GOAL ▸ Determine the count of lines holding the string "chart". Return only the number.

GIVEN DATA ▸
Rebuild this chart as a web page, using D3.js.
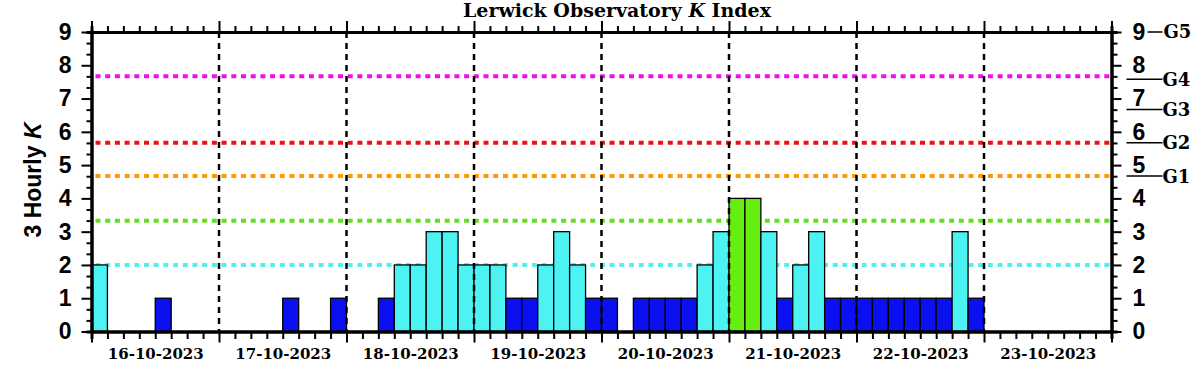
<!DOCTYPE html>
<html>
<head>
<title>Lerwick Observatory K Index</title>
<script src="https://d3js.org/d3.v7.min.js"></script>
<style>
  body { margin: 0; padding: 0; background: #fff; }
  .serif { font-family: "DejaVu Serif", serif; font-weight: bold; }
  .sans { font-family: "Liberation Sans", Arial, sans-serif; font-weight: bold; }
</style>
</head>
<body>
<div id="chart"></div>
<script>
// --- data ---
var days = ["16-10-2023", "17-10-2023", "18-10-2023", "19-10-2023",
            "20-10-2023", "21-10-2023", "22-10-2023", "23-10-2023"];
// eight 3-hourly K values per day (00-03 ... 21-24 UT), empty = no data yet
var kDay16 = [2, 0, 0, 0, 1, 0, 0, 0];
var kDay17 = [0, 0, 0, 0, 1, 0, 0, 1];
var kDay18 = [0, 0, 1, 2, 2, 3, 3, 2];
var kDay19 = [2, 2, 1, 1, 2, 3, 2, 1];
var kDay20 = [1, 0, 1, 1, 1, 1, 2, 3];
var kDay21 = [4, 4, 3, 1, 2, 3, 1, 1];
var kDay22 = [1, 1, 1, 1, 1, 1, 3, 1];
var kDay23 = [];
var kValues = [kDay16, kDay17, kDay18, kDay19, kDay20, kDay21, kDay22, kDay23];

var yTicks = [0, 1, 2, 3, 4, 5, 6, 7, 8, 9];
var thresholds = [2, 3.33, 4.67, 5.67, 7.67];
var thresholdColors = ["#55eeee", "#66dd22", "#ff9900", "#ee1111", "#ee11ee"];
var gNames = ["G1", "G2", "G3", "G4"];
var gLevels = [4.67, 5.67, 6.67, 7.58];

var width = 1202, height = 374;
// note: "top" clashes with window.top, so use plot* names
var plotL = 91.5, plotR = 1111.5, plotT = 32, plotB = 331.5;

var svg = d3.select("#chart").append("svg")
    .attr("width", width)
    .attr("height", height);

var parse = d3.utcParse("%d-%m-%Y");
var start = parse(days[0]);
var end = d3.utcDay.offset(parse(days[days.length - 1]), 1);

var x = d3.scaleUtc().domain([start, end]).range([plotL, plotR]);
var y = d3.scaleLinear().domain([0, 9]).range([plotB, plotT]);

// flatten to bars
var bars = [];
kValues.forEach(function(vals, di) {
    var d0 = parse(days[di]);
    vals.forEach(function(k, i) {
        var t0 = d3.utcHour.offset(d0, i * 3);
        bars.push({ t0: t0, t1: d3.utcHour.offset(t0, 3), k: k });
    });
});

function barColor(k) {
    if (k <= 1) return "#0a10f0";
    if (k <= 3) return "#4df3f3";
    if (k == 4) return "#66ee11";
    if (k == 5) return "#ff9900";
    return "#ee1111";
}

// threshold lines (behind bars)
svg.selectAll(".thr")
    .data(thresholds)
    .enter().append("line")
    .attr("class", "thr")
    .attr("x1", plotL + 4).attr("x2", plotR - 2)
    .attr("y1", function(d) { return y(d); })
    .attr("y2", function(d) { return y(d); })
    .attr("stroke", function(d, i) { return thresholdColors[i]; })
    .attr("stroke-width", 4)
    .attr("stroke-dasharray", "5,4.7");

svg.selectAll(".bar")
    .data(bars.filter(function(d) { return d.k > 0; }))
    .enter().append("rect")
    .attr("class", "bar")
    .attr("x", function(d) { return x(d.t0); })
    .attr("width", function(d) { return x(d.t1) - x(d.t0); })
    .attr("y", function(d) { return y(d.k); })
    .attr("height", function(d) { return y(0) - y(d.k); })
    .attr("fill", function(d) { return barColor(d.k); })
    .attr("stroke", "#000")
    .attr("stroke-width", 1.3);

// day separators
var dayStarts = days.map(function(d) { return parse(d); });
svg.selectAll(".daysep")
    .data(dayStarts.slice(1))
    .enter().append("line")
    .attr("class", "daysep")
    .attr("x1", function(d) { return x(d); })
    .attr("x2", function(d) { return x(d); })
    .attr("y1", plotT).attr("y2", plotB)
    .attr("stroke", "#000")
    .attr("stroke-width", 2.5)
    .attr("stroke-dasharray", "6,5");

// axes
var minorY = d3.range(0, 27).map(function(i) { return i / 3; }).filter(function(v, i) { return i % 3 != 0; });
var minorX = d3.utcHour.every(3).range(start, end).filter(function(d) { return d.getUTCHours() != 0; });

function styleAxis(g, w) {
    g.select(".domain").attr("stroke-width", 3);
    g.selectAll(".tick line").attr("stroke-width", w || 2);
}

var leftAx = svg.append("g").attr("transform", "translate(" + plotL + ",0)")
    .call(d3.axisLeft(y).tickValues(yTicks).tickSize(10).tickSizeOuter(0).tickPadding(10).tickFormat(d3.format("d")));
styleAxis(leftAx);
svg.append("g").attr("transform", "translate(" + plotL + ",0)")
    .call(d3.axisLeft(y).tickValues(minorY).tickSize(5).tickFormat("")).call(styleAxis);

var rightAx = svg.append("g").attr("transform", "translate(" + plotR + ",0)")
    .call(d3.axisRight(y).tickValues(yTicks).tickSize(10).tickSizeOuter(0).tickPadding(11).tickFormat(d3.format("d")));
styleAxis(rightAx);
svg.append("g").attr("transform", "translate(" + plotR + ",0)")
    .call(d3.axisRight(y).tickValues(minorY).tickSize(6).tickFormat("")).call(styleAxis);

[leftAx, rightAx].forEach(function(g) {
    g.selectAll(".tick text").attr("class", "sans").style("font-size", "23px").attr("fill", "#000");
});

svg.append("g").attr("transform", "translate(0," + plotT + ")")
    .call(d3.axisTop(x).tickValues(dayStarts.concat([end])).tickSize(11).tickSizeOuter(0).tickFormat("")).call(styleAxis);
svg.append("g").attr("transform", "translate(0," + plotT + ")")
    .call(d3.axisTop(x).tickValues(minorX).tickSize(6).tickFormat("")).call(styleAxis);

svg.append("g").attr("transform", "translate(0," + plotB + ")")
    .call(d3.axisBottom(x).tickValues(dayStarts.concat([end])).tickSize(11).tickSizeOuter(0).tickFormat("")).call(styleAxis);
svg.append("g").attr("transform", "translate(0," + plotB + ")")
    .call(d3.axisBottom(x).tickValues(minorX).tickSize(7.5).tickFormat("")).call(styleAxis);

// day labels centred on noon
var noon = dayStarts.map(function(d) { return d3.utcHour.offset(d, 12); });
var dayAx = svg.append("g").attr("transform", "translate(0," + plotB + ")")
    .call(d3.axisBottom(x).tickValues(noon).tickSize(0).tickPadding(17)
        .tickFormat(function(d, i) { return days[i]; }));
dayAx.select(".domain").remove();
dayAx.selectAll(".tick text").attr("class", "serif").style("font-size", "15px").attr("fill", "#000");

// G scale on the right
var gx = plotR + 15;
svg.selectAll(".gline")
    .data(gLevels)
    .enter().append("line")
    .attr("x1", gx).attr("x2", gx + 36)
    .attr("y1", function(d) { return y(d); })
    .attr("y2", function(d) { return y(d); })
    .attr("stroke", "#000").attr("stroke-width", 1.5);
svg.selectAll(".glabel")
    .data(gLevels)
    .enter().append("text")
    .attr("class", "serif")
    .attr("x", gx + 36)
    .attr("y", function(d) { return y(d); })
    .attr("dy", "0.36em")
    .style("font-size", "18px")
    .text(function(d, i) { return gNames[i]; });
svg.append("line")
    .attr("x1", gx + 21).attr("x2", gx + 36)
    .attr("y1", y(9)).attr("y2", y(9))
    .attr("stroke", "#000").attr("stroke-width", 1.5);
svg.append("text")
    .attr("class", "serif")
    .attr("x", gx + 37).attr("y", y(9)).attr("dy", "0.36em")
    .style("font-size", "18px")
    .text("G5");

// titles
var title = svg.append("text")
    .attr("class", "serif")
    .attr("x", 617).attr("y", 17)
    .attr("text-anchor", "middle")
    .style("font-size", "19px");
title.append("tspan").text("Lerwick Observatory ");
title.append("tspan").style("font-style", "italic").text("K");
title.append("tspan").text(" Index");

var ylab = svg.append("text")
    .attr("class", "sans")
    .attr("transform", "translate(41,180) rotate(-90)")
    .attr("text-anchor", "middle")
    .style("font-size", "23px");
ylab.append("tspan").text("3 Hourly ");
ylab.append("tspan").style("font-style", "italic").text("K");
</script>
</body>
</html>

OUTPUT ▸ 3